EXERCISE BRIEF: Quote the listing below in full and exactly as written, but omit every picture.

**** SOURCE DATA

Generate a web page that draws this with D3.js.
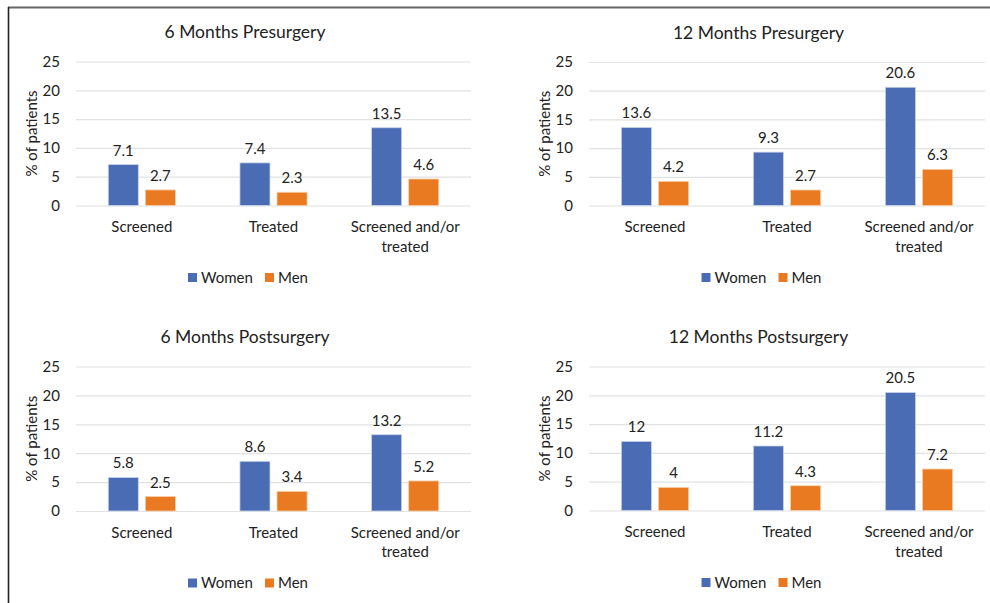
<!DOCTYPE html>
<html>
<head>
<meta charset="utf-8">
<script src="https://cdn.jsdelivr.net/npm/d3@7"></script>
<style>
  html, body { margin: 0; padding: 0; background: #fff; }
  svg { display: block; font-family: Lato, "Open Sans", sans-serif; }
</style>
</head>
<body>
<svg id="chart" width="990" height="603"></svg>
<script>
// ---- Data ----
const categories = ["Screened", "Treated", "Screened and/or treated"];
const seriesNames = ["Women", "Men"];
const yTicks = [0, 5, 10, 15, 20, 25];
const yLabel = "% of patients";

const titles = ["6 Months Presurgery", "12 Months Presurgery", "6 Months Postsurgery", "12 Months Postsurgery"];

const women6Pre = [7.1, 7.4, 13.5];
const men6Pre = [2.7, 2.3, 4.6];
const women12Pre = [13.6, 9.3, 20.6];
const men12Pre = [4.2, 2.7, 6.3];
const women6Post = [5.8, 8.6, 13.2];
const men6Post = [2.5, 3.4, 5.2];
const women12Post = [12, 11.2, 20.5];
const men12Post = [4, 4.3, 7.2];

// ---- Layout (positions only) ----
const layouts = [
  { x0: 76, x1: 471, yTop: 61.5, yBot: 205.5 },
  { x0: 589, x1: 985, yTop: 62, yBot: 205.5 },
  { x0: 76, x1: 471, yTop: 366.5, yBot: 511 },
  { x0: 589, x1: 985, yTop: 366.5, yBot: 510.5 }
];
const panelData = [
  [women6Pre, men6Pre],
  [women12Pre, men12Pre],
  [women6Post, men6Post],
  [women12Post, men12Post]
];

const colors = { Women: "#4A6CB4", Men: "#E97A22" };
const strokes = { Women: "#c9d4ec", Men: "#f6cfa9" };
const textColor = "#222";
const fs = "15px";

const svg = d3.select("#chart");

// frame
svg.append("line").attr("x1", 8).attr("x2", 990).attr("y1", 7.5).attr("y2", 7.5)
  .attr("stroke", "#666").attr("stroke-width", 2);
svg.append("line").attr("x1", 8.5).attr("x2", 8.5).attr("y1", 7).attr("y2", 603)
  .attr("stroke", "#222").attr("stroke-width", 1.6);

function wrap(textSel, width, baseY, lineGap) {
  textSel.each(function() {
    const text = d3.select(this);
    const words = text.text().split(/\s+/);
    text.text(null);
    let line = [];
    let lineNo = 0;
    let tspan = text.append("tspan").attr("x", 0).attr("y", baseY);
    words.forEach(w => {
      line.push(w);
      tspan.text(line.join(" "));
      if (tspan.node().getComputedTextLength() > width && line.length > 1) {
        line.pop();
        tspan.text(line.join(" "));
        line = [w];
        lineNo++;
        tspan = text.append("tspan").attr("x", 0).attr("y", baseY + lineNo * lineGap).text(w);
      }
    });
  });
}

layouts.forEach((L, i) => {
  const [women, men] = panelData[i];
  const rows = categories.map((c, j) => ({ cat: c, Women: women[j], Men: men[j] }));
  const g = svg.append("g");

  const y = d3.scaleLinear().domain([0, 25]).range([L.yBot, L.yTop]);
  const x = d3.scaleBand().domain(categories).range([L.x0, L.x1])
    .paddingInner(0.49).paddingOuter(0.245);
  const xs = d3.scaleBand().domain(seriesNames).range([0, x.bandwidth()]).paddingInner(0.189);
  const cx = (L.x0 + L.x1) / 2;

  // y axis with gridlines
  const yAxis = d3.axisLeft(y).tickValues(yTicks).tickSize(-(L.x1 - L.x0)).tickPadding(16);
  const ya = g.append("g").attr("transform", `translate(${L.x0},0)`).call(yAxis);
  ya.select(".domain").remove();
  ya.selectAll(".tick line").attr("stroke", "#e2e2e2").attr("stroke-width", 1.2);
  ya.selectAll(".tick text").attr("fill", textColor).style("font-size", fs)
    .style("font-family", "Lato, sans-serif");

  // x axis labels
  const xAxis = d3.axisBottom(x).tickSize(0).tickPadding(0);
  const xa = g.append("g").attr("transform", `translate(0,${L.yBot})`).call(xAxis);
  xa.select(".domain").remove();
  xa.selectAll(".tick text").attr("fill", textColor).style("font-size", fs)
    .style("font-family", "Lato, sans-serif")
    .attr("dy", null)
    .call(wrap, 122, 26.5, 19.5);

  // bars
  const grp = g.selectAll(".grp").data(rows).enter().append("g")
    .attr("transform", d => `translate(${x(d.cat)},0)`);
  grp.selectAll("rect").data(d => seriesNames.map(s => ({ s, v: d[s] }))).enter()
    .append("rect")
    .attr("x", d => xs(d.s))
    .attr("width", xs.bandwidth())
    .attr("y", d => y(d.v))
    .attr("height", d => y(0) - y(d.v))
    .attr("fill", d => colors[d.s])
    .attr("stroke", d => strokes[d.s]).attr("stroke-width", 0.8);
  grp.selectAll("text.val").data(d => seriesNames.map(s => ({ s, v: d[s] }))).enter()
    .append("text").attr("class", "val")
    .attr("x", d => xs(d.s) + xs.bandwidth() / 2)
    .attr("y", d => y(d.v) - 9)
    .attr("text-anchor", "middle")
    .attr("fill", textColor).style("font-size", fs)
    .text(d => d.v);

  // title
  g.append("text").attr("x", cx - 28.5).attr("y", L.yTop - 23.5)
    .attr("text-anchor", "middle").attr("fill", textColor)
    .style("font-size", "17.5px").text(titles[i]);

  // y label
  g.append("text")
    .attr("transform", `translate(${L.x0 - 39.5},${(L.yTop + L.yBot) / 2}) rotate(-90)`)
    .attr("text-anchor", "middle").attr("fill", textColor)
    .style("font-size", fs).text(yLabel);

  // legend
  const lg = g.append("g").attr("transform", `translate(${cx - 85.5},${L.yBot + 67.5})`);
  const items = lg.selectAll("g").data(seriesNames).enter().append("g")
    .attr("transform", (d, k) => `translate(${k * 77},0)`);
  items.append("rect").attr("width", 9).attr("height", 9).attr("fill", d => colors[d]);
  items.append("text").attr("x", 13).attr("y", 9.5).attr("fill", textColor)
    .style("font-size", fs).text(d => d);
});
</script>
</body>
</html>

********

RESULT OF THIS EXERCISE:
Generate a web page that draws this with D3.js.
<!DOCTYPE html>
<html>
<head>
<meta charset="utf-8">
<script src="https://cdn.jsdelivr.net/npm/d3@7"></script>
<style>
  html, body { margin: 0; padding: 0; background: #fff; }
  svg { display: block; font-family: Lato, "Open Sans", sans-serif; }
</style>
</head>
<body>
<svg id="chart" width="990" height="603"></svg>
<script>
// ---- Data ----
const categories = ["Screened", "Treated", "Screened and/or treated"];
const seriesNames = ["Women", "Men"];
const yTicks = [0, 5, 10, 15, 20, 25];
const yLabel = "% of patients";

const titles = ["6 Months Presurgery", "12 Months Presurgery", "6 Months Postsurgery", "12 Months Postsurgery"];

const women6Pre = [7.1, 7.4, 13.5];
const men6Pre = [2.7, 2.3, 4.6];
const women12Pre = [13.6, 9.3, 20.6];
const men12Pre = [4.2, 2.7, 6.3];
const women6Post = [5.8, 8.6, 13.2];
const men6Post = [2.5, 3.4, 5.2];
const women12Post = [12, 11.2, 20.5];
const men12Post = [4, 4.3, 7.2];

// ---- Layout (positions only) ----
const layouts = [
  { x0: 76, x1: 471, yTop: 61.5, yBot: 205.5 },
  { x0: 589, x1: 985, yTop: 62, yBot: 205.5 },
  { x0: 76, x1: 471, yTop: 366.5, yBot: 511 },
  { x0: 589, x1: 985, yTop: 366.5, yBot: 510.5 }
];
const panelData = [
  [women6Pre, men6Pre],
  [women12Pre, men12Pre],
  [women6Post, men6Post],
  [women12Post, men12Post]
];

const colors = { Women: "#4A6CB4", Men: "#E97A22" };
const strokes = { Women: "#c9d4ec", Men: "#f6cfa9" };
const textColor = "#222";
const fs = "15px";

const svg = d3.select("#chart");

// frame
svg.append("line").attr("x1", 8).attr("x2", 990).attr("y1", 7.5).attr("y2", 7.5)
  .attr("stroke", "#666").attr("stroke-width", 2);
svg.append("line").attr("x1", 8.5).attr("x2", 8.5).attr("y1", 7).attr("y2", 603)
  .attr("stroke", "#222").attr("stroke-width", 1.6);

function wrap(textSel, width, baseY, lineGap) {
  textSel.each(function() {
    const text = d3.select(this);
    const words = text.text().split(/\s+/);
    text.text(null);
    let line = [];
    let lineNo = 0;
    let tspan = text.append("tspan").attr("x", 0).attr("y", baseY);
    words.forEach(w => {
      line.push(w);
      tspan.text(line.join(" "));
      if (tspan.node().getComputedTextLength() > width && line.length > 1) {
        line.pop();
        tspan.text(line.join(" "));
        line = [w];
        lineNo++;
        tspan = text.append("tspan").attr("x", 0).attr("y", baseY + lineNo * lineGap).text(w);
      }
    });
  });
}

layouts.forEach((L, i) => {
  const [women, men] = panelData[i];
  const rows = categories.map((c, j) => ({ cat: c, Women: women[j], Men: men[j] }));
  const g = svg.append("g");

  const y = d3.scaleLinear().domain([0, 25]).range([L.yBot, L.yTop]);
  const x = d3.scaleBand().domain(categories).range([L.x0, L.x1])
    .paddingInner(0.49).paddingOuter(0.245);
  const xs = d3.scaleBand().domain(seriesNames).range([0, x.bandwidth()]).paddingInner(0.189);
  const cx = (L.x0 + L.x1) / 2;

  // y axis with gridlines
  const yAxis = d3.axisLeft(y).tickValues(yTicks).tickSize(-(L.x1 - L.x0)).tickPadding(16);
  const ya = g.append("g").attr("transform", `translate(${L.x0},0)`).call(yAxis);
  ya.select(".domain").remove();
  ya.selectAll(".tick line").attr("stroke", "#e2e2e2").attr("stroke-width", 1.2);
  ya.selectAll(".tick text").attr("fill", textColor).style("font-size", fs)
    .style("font-family", "Lato, sans-serif");

  // x axis labels
  const xAxis = d3.axisBottom(x).tickSize(0).tickPadding(0);
  const xa = g.append("g").attr("transform", `translate(0,${L.yBot})`).call(xAxis);
  xa.select(".domain").remove();
  xa.selectAll(".tick text").attr("fill", textColor).style("font-size", fs)
    .style("font-family", "Lato, sans-serif")
    .attr("dy", null)
    .call(wrap, 122, 26.5, 19.5);

  // bars
  const grp = g.selectAll(".grp").data(rows).enter().append("g")
    .attr("transform", d => `translate(${x(d.cat)},0)`);
  grp.selectAll("rect").data(d => seriesNames.map(s => ({ s, v: d[s] }))).enter()
    .append("rect")
    .attr("x", d => xs(d.s))
    .attr("width", xs.bandwidth())
    .attr("y", d => y(d.v))
    .attr("height", d => y(0) - y(d.v))
    .attr("fill", d => colors[d.s])
    .attr("stroke", d => strokes[d.s]).attr("stroke-width", 0.8);
  grp.selectAll("text.val").data(d => seriesNames.map(s => ({ s, v: d[s] }))).enter()
    .append("text").attr("class", "val")
    .attr("x", d => xs(d.s) + xs.bandwidth() / 2)
    .attr("y", d => y(d.v) - 9)
    .attr("text-anchor", "middle")
    .attr("fill", textColor).style("font-size", fs)
    .text(d => d.v);

  // title
  g.append("text").attr("x", cx - 28.5).attr("y", L.yTop - 23.5)
    .attr("text-anchor", "middle").attr("fill", textColor)
    .style("font-size", "17.5px").text(titles[i]);

  // y label
  g.append("text")
    .attr("transform", `translate(${L.x0 - 39.5},${(L.yTop + L.yBot) / 2}) rotate(-90)`)
    .attr("text-anchor", "middle").attr("fill", textColor)
    .style("font-size", fs).text(yLabel);

  // legend
  const lg = g.append("g").attr("transform", `translate(${cx - 85.5},${L.yBot + 67.5})`);
  const items = lg.selectAll("g").data(seriesNames).enter().append("g")
    .attr("transform", (d, k) => `translate(${k * 77},0)`);
  items.append("rect").attr("width", 9).attr("height", 9).attr("fill", d => colors[d]);
  items.append("text").attr("x", 13).attr("y", 9.5).attr("fill", textColor)
    .style("font-size", fs).text(d => d);
});
</script>
</body>
</html>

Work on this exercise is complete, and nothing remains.